* **Written instruction**:
Please reproduce the lines of the records below from the one holding "Recreate this image" through the one holding "W, H = 1186, 577", inclusive, skipping all pictures.

Code that draws figures
##############################
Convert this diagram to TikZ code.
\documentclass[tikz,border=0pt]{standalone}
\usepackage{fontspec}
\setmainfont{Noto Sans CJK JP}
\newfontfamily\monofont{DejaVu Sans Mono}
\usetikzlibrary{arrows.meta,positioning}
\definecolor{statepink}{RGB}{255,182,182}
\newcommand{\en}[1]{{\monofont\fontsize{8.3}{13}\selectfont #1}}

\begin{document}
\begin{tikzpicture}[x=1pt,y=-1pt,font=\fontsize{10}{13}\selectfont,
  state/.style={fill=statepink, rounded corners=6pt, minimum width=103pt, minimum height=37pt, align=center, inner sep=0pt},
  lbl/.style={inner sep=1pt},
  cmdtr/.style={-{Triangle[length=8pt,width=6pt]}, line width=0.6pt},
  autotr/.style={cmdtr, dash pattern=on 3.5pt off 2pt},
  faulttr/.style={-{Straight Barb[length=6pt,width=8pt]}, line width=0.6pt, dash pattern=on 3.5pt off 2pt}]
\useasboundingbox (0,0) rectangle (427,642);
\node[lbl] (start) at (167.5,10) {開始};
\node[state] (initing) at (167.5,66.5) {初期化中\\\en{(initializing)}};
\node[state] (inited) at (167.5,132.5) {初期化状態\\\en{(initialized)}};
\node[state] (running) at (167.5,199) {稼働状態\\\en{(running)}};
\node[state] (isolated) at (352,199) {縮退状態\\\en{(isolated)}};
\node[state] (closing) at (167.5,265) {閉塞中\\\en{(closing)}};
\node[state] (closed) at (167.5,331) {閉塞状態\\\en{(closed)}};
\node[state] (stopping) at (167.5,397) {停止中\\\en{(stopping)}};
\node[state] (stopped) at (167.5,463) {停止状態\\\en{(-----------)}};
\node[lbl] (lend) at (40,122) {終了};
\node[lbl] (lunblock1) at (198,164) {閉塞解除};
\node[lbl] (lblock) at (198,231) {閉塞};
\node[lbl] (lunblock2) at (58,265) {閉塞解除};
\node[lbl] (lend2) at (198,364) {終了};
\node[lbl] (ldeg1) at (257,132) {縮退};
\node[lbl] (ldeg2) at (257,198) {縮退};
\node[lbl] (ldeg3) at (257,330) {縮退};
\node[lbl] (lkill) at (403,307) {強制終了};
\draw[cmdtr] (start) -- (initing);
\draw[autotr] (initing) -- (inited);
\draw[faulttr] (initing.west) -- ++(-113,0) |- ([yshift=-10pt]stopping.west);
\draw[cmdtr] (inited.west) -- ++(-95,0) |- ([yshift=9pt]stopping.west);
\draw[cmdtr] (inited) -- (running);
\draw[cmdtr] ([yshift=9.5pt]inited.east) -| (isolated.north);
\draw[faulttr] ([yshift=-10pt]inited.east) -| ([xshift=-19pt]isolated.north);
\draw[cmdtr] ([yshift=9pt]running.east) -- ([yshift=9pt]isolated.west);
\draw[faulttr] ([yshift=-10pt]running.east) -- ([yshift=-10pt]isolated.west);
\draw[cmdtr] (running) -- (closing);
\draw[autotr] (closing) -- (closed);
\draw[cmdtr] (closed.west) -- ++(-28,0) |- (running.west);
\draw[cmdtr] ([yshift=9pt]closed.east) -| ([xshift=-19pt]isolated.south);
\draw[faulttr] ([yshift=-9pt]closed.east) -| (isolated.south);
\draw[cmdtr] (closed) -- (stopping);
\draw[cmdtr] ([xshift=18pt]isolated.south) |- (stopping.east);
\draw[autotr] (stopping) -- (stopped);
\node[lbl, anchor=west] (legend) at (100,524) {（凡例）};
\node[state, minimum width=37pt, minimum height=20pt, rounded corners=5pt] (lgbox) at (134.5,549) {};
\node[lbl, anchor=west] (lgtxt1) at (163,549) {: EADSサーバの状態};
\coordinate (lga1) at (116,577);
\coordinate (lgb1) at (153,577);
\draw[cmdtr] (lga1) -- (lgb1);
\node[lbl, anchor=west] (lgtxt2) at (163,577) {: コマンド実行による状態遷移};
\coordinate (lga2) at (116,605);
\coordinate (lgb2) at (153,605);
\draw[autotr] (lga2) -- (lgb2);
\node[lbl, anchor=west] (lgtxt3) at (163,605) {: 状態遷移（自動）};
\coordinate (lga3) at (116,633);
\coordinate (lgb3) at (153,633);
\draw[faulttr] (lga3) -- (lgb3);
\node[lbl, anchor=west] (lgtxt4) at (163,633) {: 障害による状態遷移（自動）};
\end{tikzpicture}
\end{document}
##############################
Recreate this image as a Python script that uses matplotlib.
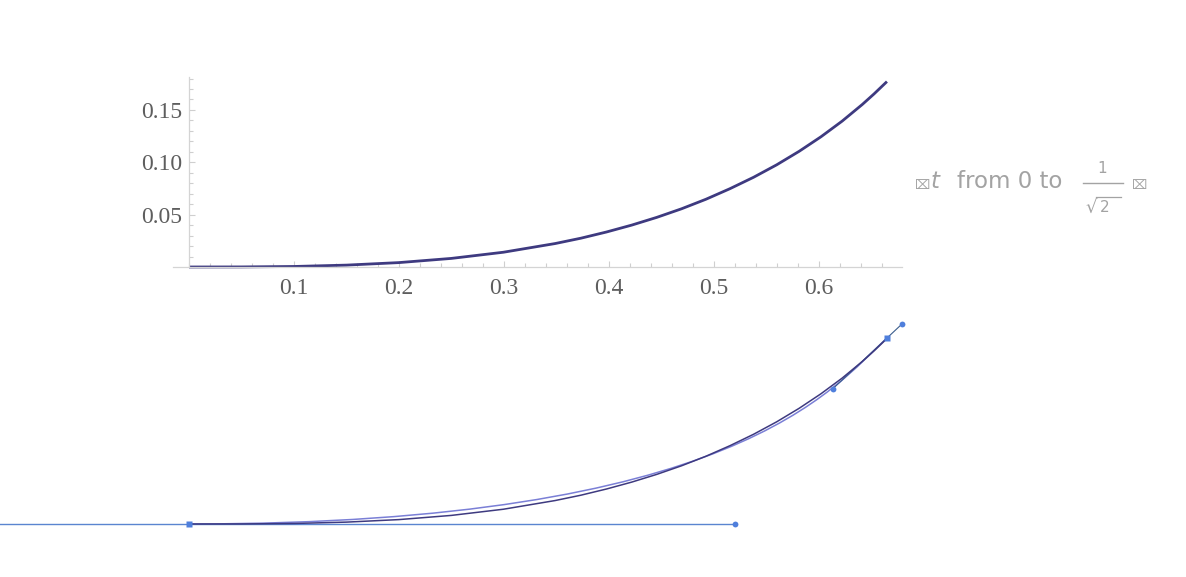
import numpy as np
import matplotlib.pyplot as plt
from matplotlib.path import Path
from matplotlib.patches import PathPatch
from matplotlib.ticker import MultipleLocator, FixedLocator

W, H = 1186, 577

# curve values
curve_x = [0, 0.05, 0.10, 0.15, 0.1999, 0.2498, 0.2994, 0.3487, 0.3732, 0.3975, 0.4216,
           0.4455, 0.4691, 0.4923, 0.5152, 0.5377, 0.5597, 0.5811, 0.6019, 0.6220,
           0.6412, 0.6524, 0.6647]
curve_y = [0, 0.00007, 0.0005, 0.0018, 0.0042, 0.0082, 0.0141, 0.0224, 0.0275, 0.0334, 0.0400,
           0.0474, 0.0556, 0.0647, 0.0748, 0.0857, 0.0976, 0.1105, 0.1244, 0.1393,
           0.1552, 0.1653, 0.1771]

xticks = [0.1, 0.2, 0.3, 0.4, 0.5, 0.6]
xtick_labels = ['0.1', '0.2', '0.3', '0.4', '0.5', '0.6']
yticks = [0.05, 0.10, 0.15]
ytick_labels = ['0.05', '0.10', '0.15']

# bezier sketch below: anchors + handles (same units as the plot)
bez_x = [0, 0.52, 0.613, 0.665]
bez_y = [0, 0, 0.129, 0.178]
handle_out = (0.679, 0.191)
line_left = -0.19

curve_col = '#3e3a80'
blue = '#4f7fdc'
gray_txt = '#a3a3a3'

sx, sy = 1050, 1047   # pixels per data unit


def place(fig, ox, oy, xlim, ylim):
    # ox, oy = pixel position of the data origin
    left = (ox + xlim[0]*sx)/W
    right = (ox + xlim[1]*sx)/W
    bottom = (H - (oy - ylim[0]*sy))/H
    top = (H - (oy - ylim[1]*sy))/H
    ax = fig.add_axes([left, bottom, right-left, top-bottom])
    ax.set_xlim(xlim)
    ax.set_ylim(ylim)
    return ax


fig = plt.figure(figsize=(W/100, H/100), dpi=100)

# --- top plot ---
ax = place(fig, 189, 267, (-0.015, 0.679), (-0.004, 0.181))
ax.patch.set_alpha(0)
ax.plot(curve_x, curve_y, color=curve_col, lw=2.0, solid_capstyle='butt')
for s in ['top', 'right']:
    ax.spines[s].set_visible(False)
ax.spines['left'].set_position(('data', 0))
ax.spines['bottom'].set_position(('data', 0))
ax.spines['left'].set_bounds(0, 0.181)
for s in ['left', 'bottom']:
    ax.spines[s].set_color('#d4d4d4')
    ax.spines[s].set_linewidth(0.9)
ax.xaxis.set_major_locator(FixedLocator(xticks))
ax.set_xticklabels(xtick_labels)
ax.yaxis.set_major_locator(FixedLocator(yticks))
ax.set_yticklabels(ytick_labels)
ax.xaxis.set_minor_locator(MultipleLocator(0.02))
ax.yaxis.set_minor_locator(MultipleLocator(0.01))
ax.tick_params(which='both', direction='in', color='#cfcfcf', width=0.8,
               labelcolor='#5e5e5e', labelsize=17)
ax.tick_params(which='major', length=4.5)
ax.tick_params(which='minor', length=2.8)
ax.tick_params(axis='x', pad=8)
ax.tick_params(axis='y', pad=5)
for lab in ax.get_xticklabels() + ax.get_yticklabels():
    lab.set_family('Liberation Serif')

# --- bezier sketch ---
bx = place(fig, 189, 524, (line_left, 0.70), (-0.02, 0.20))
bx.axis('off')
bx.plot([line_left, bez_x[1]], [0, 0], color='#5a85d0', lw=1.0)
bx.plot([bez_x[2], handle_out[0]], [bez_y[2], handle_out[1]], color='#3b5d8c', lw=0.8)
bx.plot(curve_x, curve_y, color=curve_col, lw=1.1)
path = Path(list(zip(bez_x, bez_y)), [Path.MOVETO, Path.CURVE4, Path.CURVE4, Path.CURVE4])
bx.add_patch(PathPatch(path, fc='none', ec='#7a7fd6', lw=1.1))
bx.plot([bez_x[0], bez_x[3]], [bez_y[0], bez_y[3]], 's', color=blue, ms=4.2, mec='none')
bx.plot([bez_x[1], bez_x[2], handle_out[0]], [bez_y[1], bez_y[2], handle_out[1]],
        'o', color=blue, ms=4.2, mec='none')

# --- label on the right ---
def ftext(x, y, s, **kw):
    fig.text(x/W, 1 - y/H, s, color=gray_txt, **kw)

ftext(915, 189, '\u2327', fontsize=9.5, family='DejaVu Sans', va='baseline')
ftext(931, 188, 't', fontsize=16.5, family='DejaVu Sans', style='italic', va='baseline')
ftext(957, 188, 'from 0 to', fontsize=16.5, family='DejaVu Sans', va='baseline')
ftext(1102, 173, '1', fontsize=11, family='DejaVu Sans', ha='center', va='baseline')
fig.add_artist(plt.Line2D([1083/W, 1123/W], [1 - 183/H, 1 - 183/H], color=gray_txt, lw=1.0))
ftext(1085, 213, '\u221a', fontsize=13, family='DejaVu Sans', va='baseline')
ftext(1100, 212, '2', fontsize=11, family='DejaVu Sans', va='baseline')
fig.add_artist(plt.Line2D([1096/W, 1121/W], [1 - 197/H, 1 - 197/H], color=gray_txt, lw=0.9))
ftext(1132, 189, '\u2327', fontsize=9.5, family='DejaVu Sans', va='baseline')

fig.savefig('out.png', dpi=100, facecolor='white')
##############################
* **Expected answer**:
Recreate this image as a Python script that uses matplotlib.
import numpy as np
import matplotlib.pyplot as plt
from matplotlib.path import Path
from matplotlib.patches import PathPatch
from matplotlib.ticker import MultipleLocator, FixedLocator

W, H = 1186, 577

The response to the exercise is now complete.